Subsequently, in the first half of 2009, despite relatively unchanged
expectations for growth, valuations continued to decline, resulting
in an average forward P/E multiple of 10.1 times. The persistent
downward trend was likely influenced by the significant perceived
risks relating to lack of profitability.
Conditions in the P&C industry began to improve in the latter
half of 2009 despite lowered growth expectations, as profitability
returned and the stock and bond markets improved. This resulted
in an increase in the average forward P/E multiple to 11.3 times
between July and December 2009.
Between January 2010 and December 2011, conditions in the P&C
industry continued to improve and, despite lower estimated growth,
multiples expanded, which is likely a result of expected increases
in profitability, general economic improvement, and lower perceived
risk. This resulted in an increase in the average forward P/E multiple
of 13.8 times, as show in
Figure 2.
Conclusion
Increased profitability and general economic improvement drove
the increased performance of the P&C industry in 2011. Valuation
multiples increased to pre-recession levels, after several years
of economic downturn and reduced profitability in the industry,
which would be in line with a possible end of soft market conditions
for P&C insurance.
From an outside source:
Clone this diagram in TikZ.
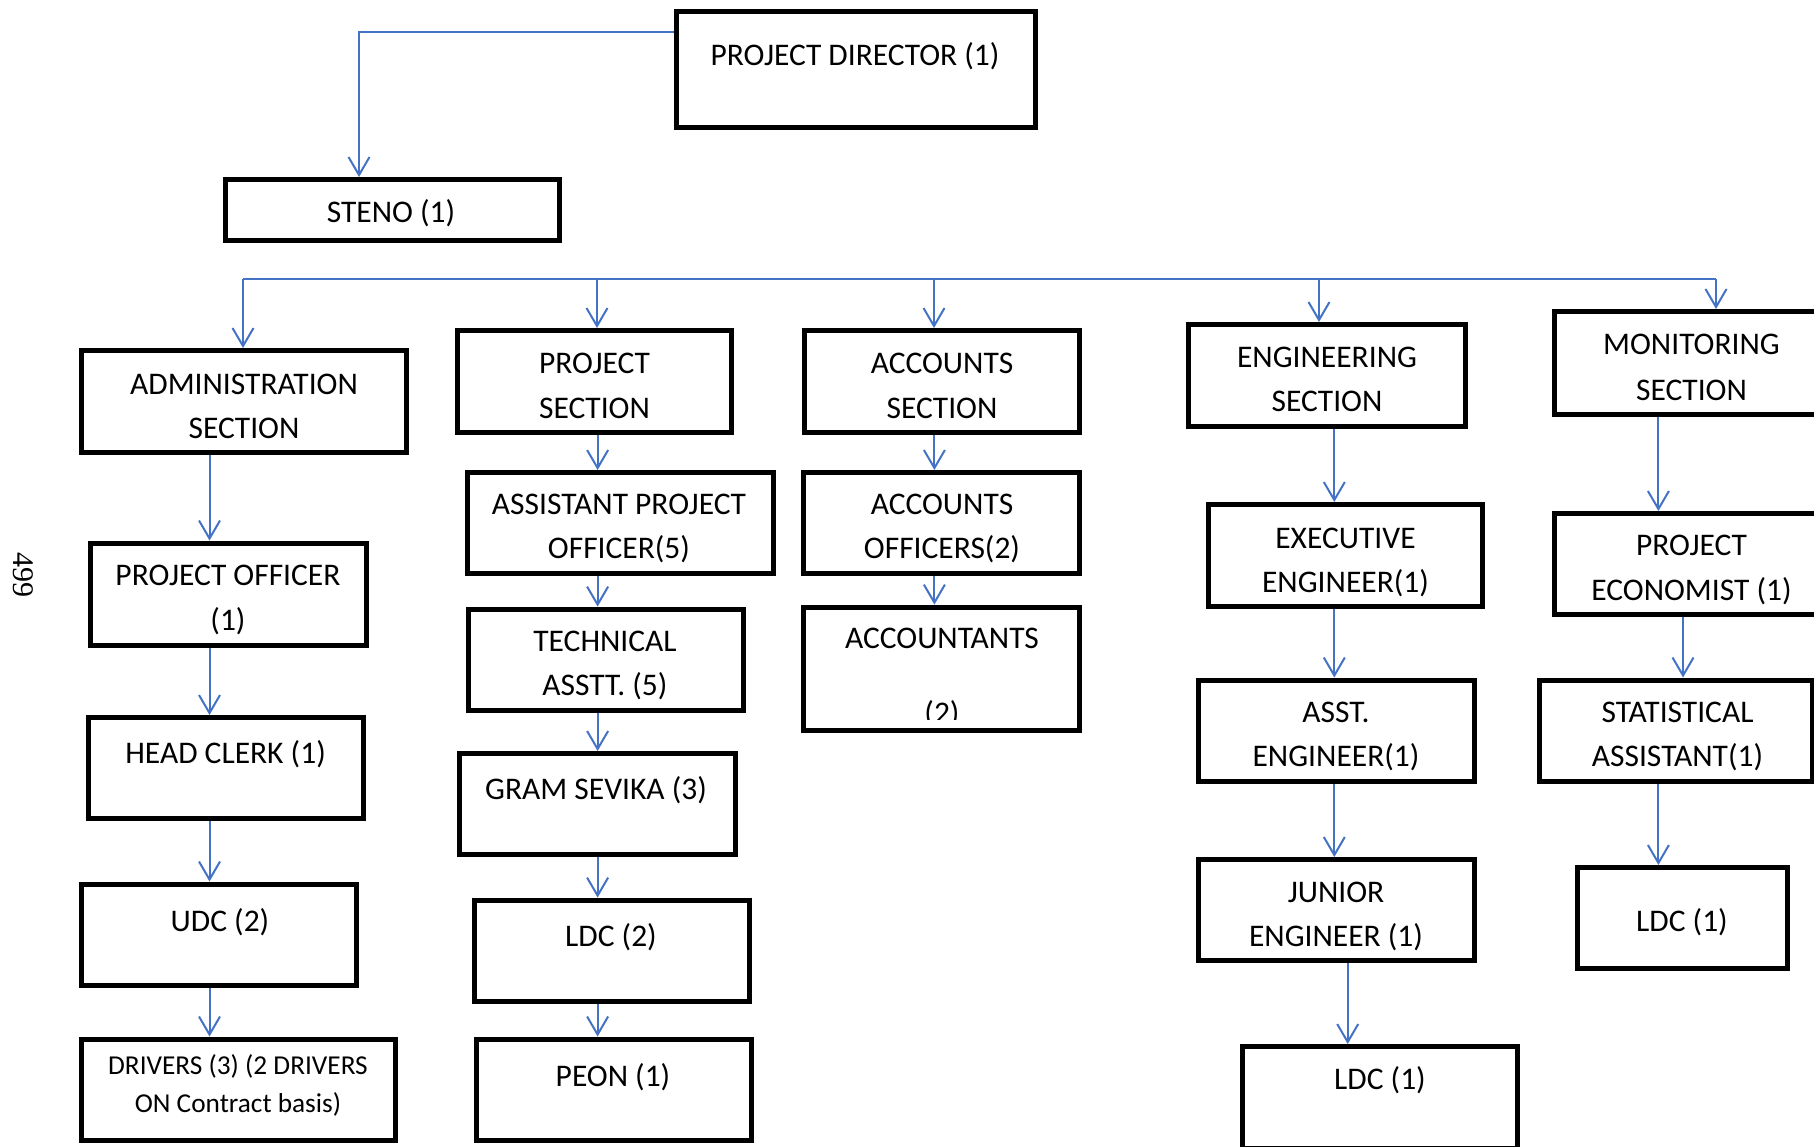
\documentclass[tikz,border=0pt]{standalone}
\usepackage{fontspec}
\setmainfont{Carlito}
\newfontfamily\pagenumfont{Liberation Serif}
\usetikzlibrary{arrows.meta}
\definecolor{linkblue}{RGB}{68,114,196}
\tikzset{
  box/.style={draw=black, line width=5pt, inner sep=0pt},
  lbl/.style={inner sep=0pt, text height=20pt, text depth=0pt, font=\fontsize{31.5}{38}\selectfont},
  smalllbl/.style={inner sep=0pt, text height=17.5pt, text depth=0pt, font=\fontsize{27.3}{33}\selectfont},
  link/.style={draw=linkblue, line width=2pt, -{Straight Barb[length=18pt,width=21pt]}},
  plainlink/.style={draw=linkblue, line width=2.2pt},
}
\newcommand\orgbox[5]{\node[box, minimum width=#4pt-5pt, minimum height=#5pt-5pt] (#1) at (#2,#3) {};}
\begin{document}
\begin{tikzpicture}[x=1pt,y=-1pt]
\useasboundingbox (0,0) rectangle (1814,1147);
\clip (0,0) rectangle (1814,1147);
\fill[white] (0,0) rectangle (1814,1147);

% page number
\node[font=\pagenumfont\fontsize{30}{36}\selectfont, rotate=-90, inner sep=0pt] (pagenum) at (23,575) {499};

% boxes: name, centre x, centre y, outer width, outer height
\orgbox{pd}{856}{69.5}{364}{121}
\orgbox{steno}{392.5}{210}{339}{66}
\orgbox{adm}{244}{401.5}{330}{107}
\orgbox{prj}{594.5}{381.5}{279}{107}
\orgbox{acs}{942}{381.5}{280}{107}
\orgbox{eng}{1327}{375.5}{282}{107}
\orgbox{mon}{1691.5}{363}{279}{108}
% administration column
\orgbox{po}{228.25}{594}{280.5}{107}
\orgbox{hc}{226}{768}{280}{106}
\orgbox{udc}{219}{934.75}{280}{106.5}
\orgbox{drv}{238.5}{1089.75}{319}{106.5}
% project column
\orgbox{apo}{620.5}{523}{311}{106}
\orgbox{ta}{606}{659.6}{280}{106}
\orgbox{gs}{597.3}{804}{280.6}{106}
\orgbox{ldcp}{612}{950.8}{280}{106.4}
\orgbox{peon}{614}{1089.75}{280}{106.5}
% accounts column
\orgbox{ao}{941.5}{523}{281}{106}
\orgbox{acc}{941.5}{668.8}{281}{128.4}
% engineering column
\orgbox{ee}{1345.25}{555.25}{279.5}{106.5}
\orgbox{ae}{1336.5}{730.75}{281}{106.5}
\orgbox{je}{1336.5}{910}{281}{106}
\orgbox{ldce}{1380}{1097.5}{280}{107}
% monitoring column
\orgbox{pe}{1691.5}{564}{279}{106}
\orgbox{sa}{1676}{730.75}{278}{106.5}
\orgbox{ldcm}{1682.25}{918}{215.5}{106}

% labels
\node[lbl] (t-pd) at (855,55.5) {PROJECT DIRECTOR (1)};
\node[lbl] (t-steno) at (391,213) {STENO (1)};
\node[lbl] (t-adm1) at (244,384) {ADMINISTRATION};
\node[lbl] (t-adm2) at (244,428) {SECTION};
\node[lbl] (t-prj1) at (594.5,363) {PROJECT};
\node[lbl] (t-prj2) at (594.5,408.5) {SECTION};
\node[lbl] (t-acs1) at (942,363) {ACCOUNTS};
\node[lbl] (t-acs2) at (942,408.5) {SECTION};
\node[lbl] (t-eng1) at (1327,357.5) {ENGINEERING};
\node[lbl] (t-eng2) at (1327,401.5) {SECTION};
\node[lbl] (t-mon1) at (1691.5,345) {MONITORING};
\node[lbl] (t-mon2) at (1691.5,390) {SECTION};
\node[lbl] (t-po1) at (228,575) {PROJECT OFFICER};
\node[lbl] (t-po2) at (228,620) {(1)};
\node[lbl] (t-hc) at (225.6,753) {HEAD CLERK (1)};
\node[lbl] (t-udc) at (220,921) {UDC (2)};
\node[smalllbl] (t-drv1) at (238,1065.5) {DRIVERS (3) (2 DRIVERS};
\node[smalllbl] (t-drv2) at (238,1104) {ON Contract basis)};
\node[lbl] (t-apo1) at (619,504.5) {ASSISTANT PROJECT};
\node[lbl] (t-apo2) at (619,548.5) {OFFICER(5)};
\node[lbl] (t-ta1) at (605,641) {TECHNICAL};
\node[lbl] (t-ta2) at (605,685) {ASSTT. (5)};
\node[lbl] (t-gs) at (596,789) {GRAM SEVIKA (3)};
\node[lbl] (t-ldcp) at (611,936) {LDC (2)};
\node[lbl] (t-peon) at (613,1076) {PEON (1)};
\node[lbl] (t-ao1) at (942,504.5) {ACCOUNTS};
\node[lbl] (t-ao2) at (942,548.5) {OFFICERS(2)};
\node[lbl] (t-acc1) at (942,638.6) {ACCOUNTANTS};
% the second line runs past the text area and is cut off
\begin{scope}
  \clip (801,604) rectangle (1082,719);
  \node[lbl] (t-acc2) at (942,713) {(2)};
\end{scope}
\node[lbl] (t-ee1) at (1345.5,538) {EXECUTIVE};
\node[lbl] (t-ee2) at (1345.5,582) {ENGINEER(1)};
\node[lbl] (t-ae1) at (1336,712.7) {ASST.};
\node[lbl] (t-ae2) at (1336,756.6) {ENGINEER(1)};
\node[lbl] (t-je1) at (1336,892) {JUNIOR};
\node[lbl] (t-je2) at (1336,936) {ENGINEER (1)};
\node[lbl] (t-ldce) at (1380,1079) {LDC (1)};
\node[lbl] (t-pe1) at (1691.5,545) {PROJECT};
\node[lbl] (t-pe2) at (1691.5,590) {ECONOMIST (1)};
\node[lbl] (t-sa1) at (1677.5,712.7) {STATISTICAL};
\node[lbl] (t-sa2) at (1677.5,756.6) {ASSISTANT(1)};
\node[lbl] (t-ldcm) at (1682,921) {LDC (1)};

% connector columns
\coordinate (k) at (359,32.5);
\coordinate (b1) at (243,279);
\coordinate (b2) at (597,279);
\coordinate (b3) at (934,279);
\coordinate (b4) at (1319,279);
\coordinate (b5) at (1716,279);
\coordinate (xa) at (209.5,0);
\coordinate (xp) at (597.6,0);
\coordinate (xc) at (934.4,0);
\coordinate (xe) at (1334.3,0);
\coordinate (xj) at (1347.7,0);
\coordinate (xm) at (1658.4,0);
\coordinate (xs) at (1683,0);

% director to steno
\draw[link] (pd.west |- k) -- (k) -- (steno.north -| k);

% section bus
\draw[plainlink] (b1) -- (b5);
\draw[link] (b1) -- (adm.north -| b1);
\draw[link] (b2) -- (prj.north -| b2);
\draw[link] (b3) -- (acs.north -| b3);
\draw[link] (b4) -- (eng.north -| b4);
\draw[link] (b5) -- (mon.north -| b5);

% administration chain
\draw[link] (adm.south -| xa) -- (po.north -| xa);
\draw[link] (po.south -| xa) -- (hc.north -| xa);
\draw[link] (hc.south -| xa) -- (udc.north -| xa);
\draw[link] (udc.south -| xa) -- (drv.north -| xa);

% project chain
\draw[link] (prj.south -| xp) -- (apo.north -| xp);
\draw[link] (apo.south -| xp) -- (ta.north -| xp);
\draw[link] (ta.south -| xp) -- (gs.north -| xp);
\draw[link] (gs.south -| xp) -- (ldcp.north -| xp);
\draw[link] (ldcp.south -| xp) -- (peon.north -| xp);

% accounts chain
\draw[link] (acs.south -| xc) -- (ao.north -| xc);
\draw[link] (ao.south -| xc) -- (acc.north -| xc);

% engineering chain
\draw[link] (eng.south -| xe) -- (ee.north -| xe);
\draw[link] (ee.south -| xe) -- (ae.north -| xe);
\draw[link] (ae.south -| xe) -- (je.north -| xe);
\draw[link] (je.south -| xj) -- (ldce.north -| xj);

% monitoring chain
\draw[link] (mon.south -| xm) -- (pe.north -| xm);
\draw[link] (pe.south -| xs) -- (sa.north -| xs);
\draw[link] (sa.south -| xm) -- (ldcm.north -| xm);
\end{tikzpicture}
\end{document}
However, expected growth remains lower than pre-recession
levels, indicating that, despite improved market conditions and
increased profitability potential, the P&C market has not yet transitioned
to a hard market.
Nonetheless, hard market conditions are apparently expected,
which would typically go along with increased premiums and thus
growth. Despite legislative changes, the industry seems poised to
capitalize through improving operational efficiency and maintaining
lean operations. It will be interesting to observe the P&C insurer
valuations in the near future as the market reacts to actual profitability
performance relative to expectations.